Unloading deterioration and mechanism of rock under different loading and unloading stress paths

In order to study the failure mechanism of deep coal seam floor under unloading, pseudo-triaxial mechanical tests were carried out under different loading and unloading stress paths. The relationship between rock elastic modulus, generalized Poisson ratio and confining pressure under different stress paths was analyzed and fitted. The rock fracture mechanics model was constructed, and the stress concentration at the end of the branch crack under different loading and unloading paths was analyzed. The deterioration mechanism of rock mechanical parameters during unloading was analyzed from the aspects of deviatoric stress, energy and acoustic emission events. ① The research showed that the degree of deterioration of the elastic modulus of the sample and the change range of Poisson ratio under different axial compression loading methods were in the order of axial compression> axial compression remain unchanged> unloading axial pressure. Under the same axial pressure and different confining pressure unloading rates, the elastic modulus deterioration degree and Poisson ratio change of the sample were in a positive correlation with the unloading rate. ② Compared with the increase of the deviator stress at the unloading point, it changed in a positive correlation with the deterioration degree of the elastic modulus of the rock sample and the change of Poisson's ratio.
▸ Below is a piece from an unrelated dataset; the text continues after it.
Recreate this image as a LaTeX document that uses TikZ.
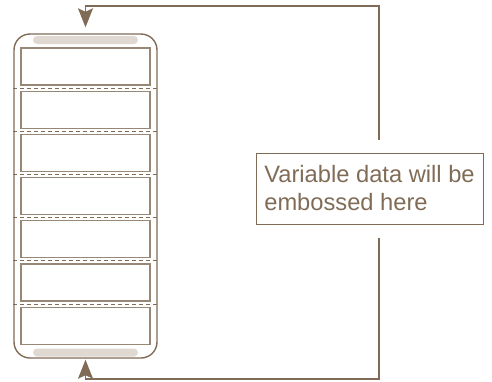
\documentclass[tikz,border=0pt]{standalone}
\usepackage{fontspec}
\setmainfont{Liberation Sans}
\usetikzlibrary{arrows.meta,calc}
\definecolor{brn}{RGB}{128,108,86}
\definecolor{brnl}{RGB}{150,135,118}
\definecolor{pill}{RGB}{224,217,210}
\begin{document}
\begin{tikzpicture}[x=1pt,y=-1pt,
  conn/.style={draw=brn,line width=1.4pt,-{Stealth[length=19pt,width=15pt,inset=3.5pt]}},
  outerbox/.style={draw=brn,line width=1.4pt,rounded corners=16pt,minimum width=143pt,minimum height=324pt,inner sep=0pt},
  pillbar/.style={fill=pill,rounded corners=4pt,minimum width=105pt,minimum height=8pt,inner sep=0pt},
  rowbox/.style={draw=brnl,line width=1.1pt,inner sep=0pt,minimum width=129pt,minimum height=37pt},
  sep/.style={draw=brn,line width=1pt,dash pattern=on 4pt off 3pt},
  textbox/.style={draw=brn,line width=1pt,minimum width=227pt,minimum height=71pt,inner sep=0pt,text=brn,
    align=left,font=\fontsize{23.7}{28}\selectfont}
]
\useasboundingbox (0,0) rectangle (492,381);
\node[outerbox] (outer) at (85.5,196) {};
\node[pillbar] (ptop) at (85.5,40) {};
\node[pillbar] (pbot) at (85.5,352.5) {};
\foreach \i in {0,...,6} {
  \node[rowbox] (r\i) at (85.5,{66.5+43.2*\i}) {};
}
\foreach \i in {1,...,6} {
  \draw[sep] ($(outer.west)+(0,{88-196+43.2*(\i-1)})$) coordinate (sl\i) -- ($(outer.east)+(0,{88-196+43.2*(\i-1)})$) coordinate (sr\i);
}
\node[textbox] (tb) at (369.5,188.5) {Variable data will be\\embossed here};
\coordinate (tr) at (379,6);
\coordinate (br) at (379,379);
\draw[conn] ([yshift=13pt]tb.north -| tr) -- (tr) -| ([yshift=6pt]outer.north);
\draw[conn] ([yshift=-13pt]tb.south -| br) -- (br) -| ([yshift=-1pt]outer.south);
\end{tikzpicture}
\end{document}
During the unloading process of the confining pressure, the energy accumulated in the path that the axial load or remain unchanged was larger than the stress path of axial unloading. When the confining pressure was unloaded to a certain extent, the internal closed micro-cracks and primary fissures were reopened, and the energy used for crack propagation increased rapidly, and the ratio of change to elastic modulus and the Poisson’s ratio increased significantly, and the number of acoustic emission event ringing showed a characteristic of non-linear growth. ③ Under different loading and unloading paths, the deviatoric stress was the fundamental cause of rock instability and failure. The faster the deviatoric stress increased, the more obvious the degradation degree of rock elastic modulus and Poisson ratio changed. Under the action of loading and unloading, the deterioration degree of rock mass was the most serious under the influence of advanced abutment pressure, which was consistent with the fact that the water inrush accidents in the floor of working face mostly occur near the working face.